Anyone seeking the benefit and Godly wisdom of the Qur’ān must approach it with an open mind and a pure heart. One must also approach it with perception and sensitivity, and with a determination not to fall by the wayside or be tempted away from God. Then, and only then, will the marvels and treasures of the Qur’ān be opened and revealed, and their light and wisdom will pour into this apprehensive, alert and welcoming heart.
It is reported that `Umar ibn al-Khaţţāb, a close companion of the Prophet and his second successor, asked the learned Companion, Ubayy ibn Ka`b, about the true meaning of ‘fear of God’.
Ubayy asked `Umar, “Have you ever walked along a thorny road?” “Yes, certainly,” `Umar replied.
Ubayy asked again, “How did you manage to get through it?” `Umar replied, “I gathered up my clothes and tried my best to avoid the thorns.”
“That is precisely what God-fearing is like,” said Ubayy.

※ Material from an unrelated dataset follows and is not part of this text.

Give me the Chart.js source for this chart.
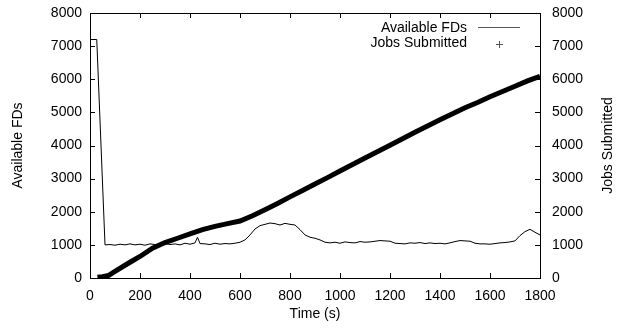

Fear of God, then, is to have a sensitive conscience, clear feelings, a continuous concern, vigilance and alacrity, and a yearning for the correct path in life. It is a feeling that is ever alive, a feeling of being aware of life’s temptations and pitfalls; and the ambitions and hopes, and the worries and fears that come with it. It is a feeling of being able to discern false hopes and unwarranted fears that one associates with individuals or powers that could neither bring benefit nor cause harm. Above all, the journey of life is full of many other kinds of thorns and nettles one must be aware of and strive to avoid.